Trump has set Democrats back to where they were in the late 1980s. They once again seem attached to the economics of an earlier era — the globalist 1990s, in this case — and appear extreme on social issues and crime, including immigrant crime; and their foreign policy inclinations aren’t gaining more adherents as the world moves steadily further away from the unipolar moment of the immediate post-Cold War era. Democrats may find themselves in the position Republicans occupied during the Clinton era, when their opposition to the president himself masked the degree to which Clintonism was directing their own political drift.

Trump has shown how Blair’s ghost can be banished, too — not that Britain’s electoral politics are like ours.
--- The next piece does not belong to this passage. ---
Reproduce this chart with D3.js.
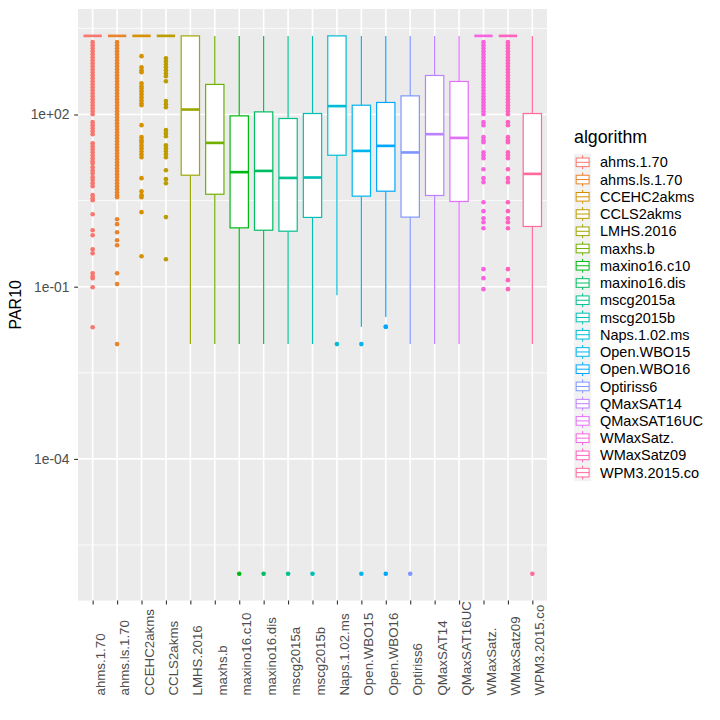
<!DOCTYPE html>
<html>
<head>
<meta charset="utf-8">
<script src="https://cdn.jsdelivr.net/npm/d3@7"></script>
<style>
  html, body { margin: 0; padding: 0; background: #fff; }
  svg { display: block; font-family: "Liberation Sans", Arial, sans-serif; }
</style>
</head>
<body>
<svg id="chart" width="720" height="720"></svg>
<script>
// ---------------- DATA ----------------
const algorithms = ["ahms.1.70","ahms.ls.1.70","CCEHC2akms","CCLS2akms","LMHS.2016","maxhs.b",
  "maxino16.c10","maxino16.dis","mscg2015a","mscg2015b","Naps.1.02.ms","Open.WBO15","Open.WBO16",
  "Optiriss6","QMaxSAT14","QMaxSAT16UC","WMaxSatz.","WMaxSatz09","WPM3.2015.co"];

const lowerWhisker = [2340,2340,2340,2340,0.01,0.01,0.01,0.01,0.01,0.01,0.071,0.02,0.0298,0.01,0.01,0.01,2340,2340,0.01];
const q1Values     = [2340,2340,2340,2340,8.76,4.08,1.06,0.964,0.927,1.61,19.5,3.78,4.61,1.63,3.88,3.05,2340,2340,1.12];
const medianValues = [2340,2340,2340,2340,122,32,9.9,10.4,7.85,7.98,140,23.2,28.4,21.8,45.4,39.1,2340,2340,9.23];
const q3Values     = [2340,2340,2340,2340,2340,334,94.6,111,85.1,104,2340,145,162,211,478,376,2340,2340,104];
const upperWhisker = [2340,2340,2340,2340,2340,2340,2340,2340,2340,2340,2340,2340,2340,2340,2340,2340,2340,2340,2340];

const outliers = [
  [1820,1611,1429,1267,1122,995,883,783,694,615,546,484,429,380,337,299,265,235,208,185,164,145,129,114,101,
   73.5,65.2,57.8,51.2,45.4,31.6,28.1,24.9,22.0,19.5,17.3,15.4,14.2,12.1,10.7,9.5,8.1,7.2,6.35,5.63,
   3.93,3.48,3.21,1.83,0.964,0.789,0.45,0.383,0.172,0.152,0.141,0.098,0.0197],
  [1820,1611,1429,1267,1122,995,883,783,694,615,546,484,429,380,337,299,265,235,208,185,164,145,129,114,101,
   89.6,79.4,70.4,62.4,55.3,49.1,43.5,38.6,34.2,30.3,26.9,23.9,21.1,18.8,16.6,14.7,13.1,11.6,10.3,9.12,
   8.09,7.16,6.35,5.63,5.0,4.43,3.93,3.62,1.5,1.23,0.89,0.646,0.528,0.172,0.111,0.01],
  [1038,667,592,546,351,311,287,255,226,200,177,157,145,65.2,40.3,35.7,32.9,29.2,25.9,22.9,20.3,18.0,
   7.78,4.61,3.93,3.62,1.99,0.34],
  [957,849,752,667,592,524,465,380,171,151,134,53.3,47.2,41.9,29.2,25.9,22.9,20.3,18.0,10.7,7.47,6.35,1.63,0.301],
  [],
  [],
  [1e-6],
  [1e-6],
  [1e-6],
  [1e-6],
  [0.01],
  [0.01,1e-6],
  [0.02,0.02,1e-6],
  [1e-6],
  [],
  [],
  [1820,1611,1429,1267,1122,995,883,783,694,615,546,484,429,380,337,299,265,235,208,185,164,145,129,114,101,
   73.5,65.2,40.3,35.7,32.9,22.0,19.5,17.3,11.1,7.78,6.62,2.96,2.07,1.56,1.33,1.04,0.202,0.141,0.0906],
  [1820,1611,1429,1267,1122,995,883,783,694,615,546,484,429,380,337,299,265,235,208,185,164,145,129,114,101,
   73.5,65.2,40.3,35.7,32.9,22.0,19.5,17.3,11.1,7.78,6.62,2.96,2.07,1.56,1.33,1.04,0.202,0.13,0.0906],
  [1e-6]
];

const yTickValues = [1e-4, 1e-1, 1e2];
const yTickLabels = ["1e-04", "1e-01", "1e+02"];
const yTitle = "PAR10";
const legendTitle = "algorithm";

// ---------------- PALETTE (ggplot2 hue_pal, polar LUV) ----------------
function hclR(h, c, l) {
  const WY = 100, Wu = 0.1978398, Wv = 0.4683363;
  const hr = h * Math.PI / 180;
  const U = c * Math.cos(hr), V = c * Math.sin(hr);
  const Y = WY * (l > 7.999592 ? Math.pow((l + 16) / 116, 3) : l / 903.3);
  const u = U / (13 * l) + Wu, v = V / (13 * l) + Wv;
  const X = 9.0 * Y * u / (4 * v);
  const Z = -X / 3 - 5 * Y + 3 * Y / v;
  const g = t => { t = t / WY; t = t > 0.00304 ? 1.055 * Math.pow(t, 1 / 2.4) - 0.055 : 12.92 * t; return Math.round(255 * Math.max(0, Math.min(1, t))); };
  return d3.rgb(g(3.240479 * X - 1.537150 * Y - 0.498535 * Z),
                g(-0.969256 * X + 1.875992 * Y + 0.041556 * Z),
                g(0.055648 * X - 0.204043 * Y + 1.057311 * Z)).formatHex();
}
const n = algorithms.length;
const colors = algorithms.map((_, i) => hclR(15 + i * 360 / n, 100, 65));
const color = d3.scaleOrdinal().domain(algorithms).range(colors);

// ---------------- LAYOUT ----------------
const svg = d3.select("#chart");
const panel = { left: 78, right: 547, top: 9, bottom: 600.6 };

const allVals = [].concat(lowerWhisker, upperWhisker, ...outliers);
const lmin = Math.log10(d3.min(allVals)), lmax = Math.log10(d3.max(allVals));
const pad = (lmax - lmin) * 0.05;
const y = d3.scaleLog().domain([Math.pow(10, lmin - pad), Math.pow(10, lmax + pad)])
  .range([panel.bottom, panel.top]);
const x = d3.scalePoint().domain(algorithms).range([panel.left, panel.right]).padding(0.6);
const step = x.step();
const boxW = step * 0.75;

// panel background
svg.append("rect").attr("x", panel.left).attr("y", panel.top)
  .attr("width", panel.right - panel.left).attr("height", panel.bottom - panel.top)
  .attr("fill", "#EBEBEB");

// minor gridlines (geometric midpoints of major breaks)
const logStep = Math.log10(yTickValues[1]) - Math.log10(yTickValues[0]);
const majorExt = [Math.log10(yTickValues[0]) - logStep, ...yTickValues.map(Math.log10), Math.log10(yTickValues[yTickValues.length - 1]) + logStep];
const minor = [];
for (let i = 0; i < majorExt.length - 1; i++) minor.push(Math.pow(10, (majorExt[i] + majorExt[i + 1]) / 2));
const [d0, d1] = y.domain();
svg.append("g").selectAll("line").data(minor.filter(v => v >= d0 && v <= d1)).join("line")
  .attr("x1", panel.left).attr("x2", panel.right)
  .attr("y1", d => y(d)).attr("y2", d => y(d))
  .attr("stroke", "#fff").attr("stroke-width", 0.8);
svg.append("g").selectAll("line").data(yTickValues).join("line")
  .attr("x1", panel.left).attr("x2", panel.right)
  .attr("y1", d => y(d)).attr("y2", d => y(d))
  .attr("stroke", "#fff").attr("stroke-width", 1.6);
svg.append("g").selectAll("line").data(algorithms).join("line")
  .attr("x1", d => x(d)).attr("x2", d => x(d))
  .attr("y1", panel.top).attr("y2", panel.bottom)
  .attr("stroke", "#fff").attr("stroke-width", 1.6);

// boxplots
const lw = 1.2;
const boxes = svg.append("g").selectAll("g").data(algorithms).join("g");
boxes.each(function (name, i) {
  const g = d3.select(this);
  const cx = x(name), col = color(name);
  g.selectAll("circle").data(outliers[i]).join("circle")
    .attr("cx", cx).attr("cy", d => y(d)).attr("r", 2.3).attr("fill", col);
  g.append("line").attr("x1", cx).attr("x2", cx)
    .attr("y1", y(q3Values[i])).attr("y2", y(upperWhisker[i]))
    .attr("stroke", col).attr("stroke-width", lw);
  g.append("line").attr("x1", cx).attr("x2", cx)
    .attr("y1", y(q1Values[i])).attr("y2", y(lowerWhisker[i]))
    .attr("stroke", col).attr("stroke-width", lw);
  g.append("rect").attr("x", cx - boxW / 2).attr("width", boxW)
    .attr("y", y(q3Values[i])).attr("height", Math.max(0, y(q1Values[i]) - y(q3Values[i])))
    .attr("fill", "#fff").attr("stroke", col).attr("stroke-width", lw);
  g.append("line").attr("x1", cx - boxW / 2).attr("x2", cx + boxW / 2)
    .attr("y1", y(medianValues[i])).attr("y2", y(medianValues[i]))
    .attr("stroke", col).attr("stroke-width", lw * 2.2);
});

// axes
const yAxis = svg.append("g").attr("transform", `translate(${panel.left},0)`)
  .call(d3.axisLeft(y).tickValues(yTickValues).tickFormat((d, i) => yTickLabels[i]).tickSize(3.8).tickPadding(4.8));
yAxis.select(".domain").remove();
yAxis.selectAll(".tick line").attr("stroke", "#333333").attr("stroke-width", 1.1);
yAxis.selectAll(".tick text").attr("fill", "#4D4D4D").style("font-size", "13.8px")
  .style("font-family", "Liberation Sans, Arial, sans-serif");

const xAxis = svg.append("g").attr("transform", `translate(0,${panel.bottom})`)
  .call(d3.axisBottom(x).tickSize(3.8));
xAxis.select(".domain").remove();
xAxis.selectAll(".tick line").attr("stroke", "#333333").attr("stroke-width", 1.1);
xAxis.selectAll(".tick text")
  .attr("x", 0).attr("y", 0).attr("dy", null)
  .attr("text-anchor", "start")
  .attr("transform", `translate(11.6,${695.5 - panel.bottom}) rotate(-90)`)
  .attr("fill", "#4D4D4D").style("font-size", "13.3px")
  .style("font-family", "Liberation Sans, Arial, sans-serif");

// y title
svg.append("text")
  .attr("transform", `translate(21,${(panel.top + panel.bottom) / 2}) rotate(-90)`)
  .attr("text-anchor", "middle").attr("fill", "#000")
  .style("font-size", "16px").text(yTitle);

// legend
const leg = svg.append("g");
const keyX = 574, keyS = 17.24, row0 = 153.7;
leg.append("text").attr("x", keyX).attr("y", 143).attr("fill", "#000")
  .style("font-size", "17.8px").text(legendTitle);
const items = leg.selectAll("g.item").data(algorithms).join("g").attr("class", "item")
  .attr("transform", (d, i) => `translate(${keyX},${row0 + i * keyS})`);
items.append("rect").attr("width", keyS).attr("height", keyS).attr("fill", "#F2F2F2");
items.each(function (name) {
  const g = d3.select(this), col = color(name), s = keyS;
  g.append("line").attr("x1", s / 2).attr("x2", s / 2).attr("y1", s * 0.1).attr("y2", s * 0.25)
    .attr("stroke", col).attr("stroke-width", 1);
  g.append("line").attr("x1", s / 2).attr("x2", s / 2).attr("y1", s * 0.75).attr("y2", s * 0.9)
    .attr("stroke", col).attr("stroke-width", 1);
  g.append("rect").attr("x", s * 0.125).attr("y", s * 0.25).attr("width", s * 0.75).attr("height", s * 0.5)
    .attr("fill", "#fff").attr("stroke", col).attr("stroke-width", 1);
  g.append("line").attr("x1", s * 0.125).attr("x2", s * 0.875).attr("y1", s / 2).attr("y2", s / 2)
    .attr("stroke", col).attr("stroke-width", 1);
});
items.append("text").attr("x", 600 - keyX).attr("y", keyS / 2).attr("dy", "0.35em")
  .attr("fill", "#000").style("font-size", "14.5px").text(d => d);
</script>
</body>
</html>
But in Britain, as in America, voters have long been discontented with Clinton-Blair neoliberalism, though they’ve hardly been offered an alternative by the existing center-right. Some surprising polling has shown that young voters in Britain look to Trump to say the things they don’t hear from their own politicians. And there are signs that his example may be changing how political possibilities are perceived in continental Europe as well.

Trump has brought an end to an era. Now his challenge is to inaugurate a new one to endure long after his second term.